Group I and II Clostridium botulinum
Clostridium botulinum, producing highly potent botulinum neurotoxin, is a diverse species consisting of four genetically and physiologically distinct groups (Groups I-IV) of organisms. Groups I and II C. botulinum produce A, B, E, and/or F toxins which cause human botulism. In addition, some strains of Clostridium butyricum and Clostridium barati produce type E and F toxins, respectively, and have thus been related to human illness. Human botulism appears in five different forms, such as the classical food botulism, infant botulism, wound botulism, adult infectious botulism, and iatrogenic botulism.

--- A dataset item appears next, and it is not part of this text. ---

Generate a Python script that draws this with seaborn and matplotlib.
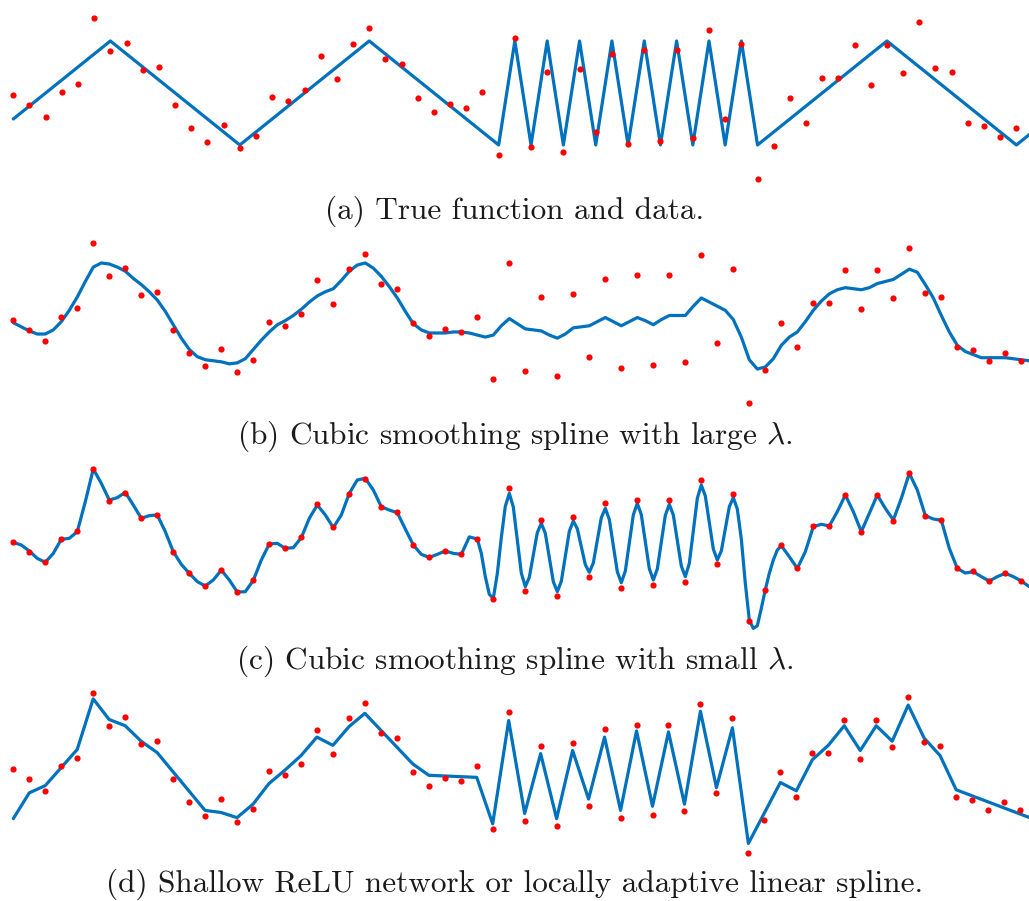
import matplotlib

matplotlib.use("Agg")
import matplotlib.pyplot as plt
import numpy as np
import seaborn as sns

BLUE = "#0072bd"
RED = "#ff0000"

# noisy samples, same in every panel
data_x = np.arange(64)
data_y = [
    0.48, 0.38, 0.27, 0.51, 0.59, 1.22, 0.90, 0.98, 0.72, 0.75,
    0.38, 0.16, 0.03, 0.19, -0.03, 0.09, 0.46, 0.42, 0.53, 0.86,
    0.63, 0.97, 1.12, 0.83, 0.78, 0.45, 0.32, 0.39, 0.36, 0.51,
    -0.10, 1.03, -0.02, 0.70, -0.07, 0.73, 0.12, 0.87, 0.01, 0.91,
    0.04, 0.91, 0.07, 1.11, 0.25, 0.97, -0.33, -0.01, 0.45, 0.21,
    0.64, 0.64, 0.96, 0.58, 0.96, 0.69, 1.18, 0.74, 0.70, 0.21,
    0.18, 0.08, 0.16, 0.08,
]

# (a) true function, knots of the piecewise linear curve
true_x = [0, 6, 14, 22, 30, 31, 32, 33, 34, 35, 36, 37, 38, 39, 40, 41, 42,
          43, 44, 45, 46, 54, 62, 63]
true_y = [0.25, 1, 0, 1, 0, 1, 0, 1, 0, 1, 0, 1, 0, 1, 0, 1, 0,
          1, 0, 1, 0, 1, 0, 0.125]

# (b) smoothing spline, large lambda (read every half step)
large_x = np.arange(0, 64, 0.5)
large_y = [
    0.45, 0.41, 0.37, 0.34, 0.34, 0.38, 0.46, 0.57, 0.70, 0.85,
    0.99, 1.03, 1.02, 0.99, 0.95, 0.88, 0.82, 0.75, 0.67, 0.56,
    0.43, 0.30, 0.19, 0.12, 0.09, 0.08, 0.07, 0.05, 0.06, 0.10,
    0.19, 0.28, 0.36, 0.43, 0.47, 0.52, 0.58, 0.65, 0.71, 0.75,
    0.78, 0.86, 0.95, 1.01, 1.03, 0.98, 0.90, 0.80, 0.69, 0.56,
    0.44, 0.38, 0.35, 0.35, 0.35, 0.36, 0.36, 0.35, 0.33, 0.31,
    0.33, 0.42, 0.49, 0.44, 0.39, 0.38, 0.37, 0.33, 0.30, 0.34,
    0.40, 0.41, 0.42, 0.46, 0.50, 0.46, 0.42, 0.46, 0.50, 0.47,
    0.43, 0.48, 0.52, 0.52, 0.52, 0.61, 0.69, 0.65, 0.61, 0.57,
    0.48, 0.31, 0.09, 0.00, 0.02, 0.10, 0.23, 0.31, 0.36, 0.46,
    0.57, 0.66, 0.73, 0.77, 0.79, 0.78, 0.77, 0.79, 0.83, 0.85,
    0.87, 0.92, 0.97, 0.94, 0.82, 0.69, 0.52, 0.36, 0.23, 0.17,
    0.14, 0.11, 0.11, 0.11, 0.11, 0.10, 0.09, 0.08,
]

# (c) smoothing spline, small lambda (quarter steps where it oscillates)
small_x = np.r_[np.arange(0, 29, 0.5), np.arange(29, 48, 0.25), np.arange(48, 64, 0.5)]
small_y = [
    0.474, 0.447, 0.386, 0.311, 0.271, 0.362, 0.505, 0.515, 0.583, 0.888,
    1.221, 1.075, 0.905, 0.929, 0.983, 0.854, 0.719, 0.746, 0.753, 0.583,
    0.379, 0.250, 0.159, 0.074, 0.030, 0.091, 0.192, 0.091, -0.032, -0.028,
    0.087, 0.294, 0.457, 0.464, 0.413, 0.420, 0.522, 0.719, 0.854, 0.753,
    0.624, 0.753, 0.973, 1.109, 1.126, 1.007, 0.837, 0.803, 0.776, 0.610,
    0.447, 0.352, 0.321, 0.352, 0.386, 0.362, 0.352, 0.530,
    # 29 .. 47.75
    0.508, 0.362, 0.125, -0.055,
    -0.096, 0.155, 0.522, 0.841,
    0.973, 0.834, 0.498, 0.162,
    0.023, 0.118, 0.345, 0.573,
    0.668, 0.566, 0.321, 0.074,
    -0.028, 0.077, 0.332, 0.586,
    0.691, 0.613, 0.430, 0.247,
    0.169, 0.264, 0.495, 0.725,
    0.820, 0.708, 0.444, 0.175,
    0.063, 0.182, 0.467, 0.753,
    0.871, 0.756, 0.481, 0.206,
    0.091, 0.203, 0.478, 0.749,
    0.861, 0.753, 0.495, 0.233,
    0.125, 0.260, 0.593, 0.922,
    1.058, 0.946, 0.678, 0.406,
    0.294, 0.386, 0.613, 0.837,
    0.929, 0.814, 0.508, 0.057,
    -0.317, -0.402, -0.375, -0.198,
    -0.008, 0.159, 0.294, 0.396,
    # 48 .. 63.5
    0.440, 0.328, 0.209, 0.379, 0.634, 0.658, 0.641, 0.787, 0.956, 0.787,
    0.583, 0.770, 0.956, 0.820, 0.702, 0.922, 1.177, 1.007, 0.746, 0.712,
    0.698, 0.413, 0.209, 0.162, 0.175, 0.125, 0.080, 0.125, 0.159, 0.125,
    0.080, 0.023,
]

# (d) shallow ReLU net / adaptive linear spline, knots
relu_x = [0, 1, 2, 4, 5, 6, 7, 8, 9, 12, 13, 14, 15, 16, 17, 18, 19, 20, 21,
          22, 25, 26, 29, 30, 31, 32, 33, 34, 35, 36, 37, 38, 39, 40, 41, 42,
          43, 44, 45, 46, 48, 49, 50, 51, 52, 53, 54, 55, 56, 57, 58, 59, 63.6]
relu_y = [0.00, 0.25, 0.32, 0.67, 1.16, 0.96, 0.90, 0.75, 0.64, 0.08, 0.06,
          0.01, 0.14, 0.34, 0.47, 0.61, 0.79, 0.71, 0.89, 1.02, 0.53, 0.42,
          0.40, -0.05, 0.95, 0.05, 0.63, 0.00, 0.66, 0.19, 0.79, 0.08, 0.85,
          0.12, 0.84, 0.14, 1.04, 0.30, 0.88, -0.24, 0.35, 0.27, 0.57, 0.71,
          0.90, 0.66, 0.90, 0.75, 1.10, 0.78, 0.61, 0.28, 0.01]

captions = [
    "(a) True function and data.",
    r"(b) Cubic smoothing spline with large $\lambda$.",
    r"(c) Cubic smoothing spline with small $\lambda$.",
    "(d) Shallow ReLU network or locally adaptive linear spline.",
]
curves = [(true_x, true_y), (large_x, large_y), (small_x, small_y), (relu_x, relu_y)]

W, H = 1029, 901
# pixel band (top, bottom), ylim, xlim, caption baseline (px)
layout = [
    ((0, 195), (-0.481, 1.394), (-0.822, 62.78), 219),
    ((226, 420), (-0.495, 1.389), (-0.831, 63.48), 444),
    ((452, 645), (-0.571, 1.394), (-0.831, 63.48), 669),
    ((675, 870), (-0.497, 1.391), (-0.832, 63.56), 892),
]

sns.set_style("white")
plt.rcParams["font.family"] = ["cmr10", "DejaVu Serif"]
plt.rcParams["mathtext.fontset"] = "cm"
plt.rcParams["axes.unicode_minus"] = False

fig = plt.figure(figsize=(W / 100, H / 100), dpi=100)

for (cx, cy), caption, (band, ylim, xlim, base) in zip(curves, captions, layout):
    top, bottom = band
    ax = fig.add_axes([0, 1 - bottom / H, 1, (bottom - top) / H])
    sns.lineplot(x=cx, y=cy, ax=ax, color=BLUE, linewidth=2.3,
                 estimator=None, sort=False)
    sns.scatterplot(x=data_x, y=data_y, ax=ax, color=RED, s=20,
                    linewidth=0, zorder=3)
    ax.set_xlim(*xlim)
    ax.set_ylim(*ylim)
    ax.set_axis_off()
    fig.text(0.5, 1 - base / H, caption, ha="center", va="baseline",
             fontsize=22.5, color="#1a1a1a")

fig.savefig("out.png", dpi=100)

Typical of all forms of human botulism is descending flaccid paralysis which may lead to death upon respiratory muscle failure. While the research and diagnostics of botulinum neurotoxigenic clostridia and botulism were based on toxin detection by the mouse bioassay until mid 1990's, the subsequent development of molecular detection and typing assays enabled rapid, sensitive, specific, and ethically acceptable molecular epidemiological detection, identification and strain characterization of these organisms, increasing our understanding of the epidemiology of botulinum neurotoxigenic clostridia and botulism.
C. difficile large clostridial toxins
Clostridium difficile, as all clostridia, is a toxin producing microorganism and the toxins are the main virulence factors. In the early eighties it was clear that two large toxins are produced by the bacterium and epidemiological studies have indicated that strains either produce both toxins (toxin A, TcdA, and toxin B, TcdB) or none of them. Toxigenic strains were usualy associated with the disease, while nontoxigenic were not. This simple situation changed as strains producing only TcdB or strains producing an additional toxin (binary toxin CDT) were described. Such strains with unusual toxin production pattern were subsequently found to have changes in the genomic PaLoc region encoding the toxins TcdA and TcdB. These changes are the basis for a method that distinguish C. difficile strains into toxinotypes. The variability of genes coding for large clostridial toxins (LCTs) has consequences in laboratory diagnosis, changes in understanding of the role of both toxins in pathogenesis, in structure function relationships and in the understanding of the evolutions of LCTs.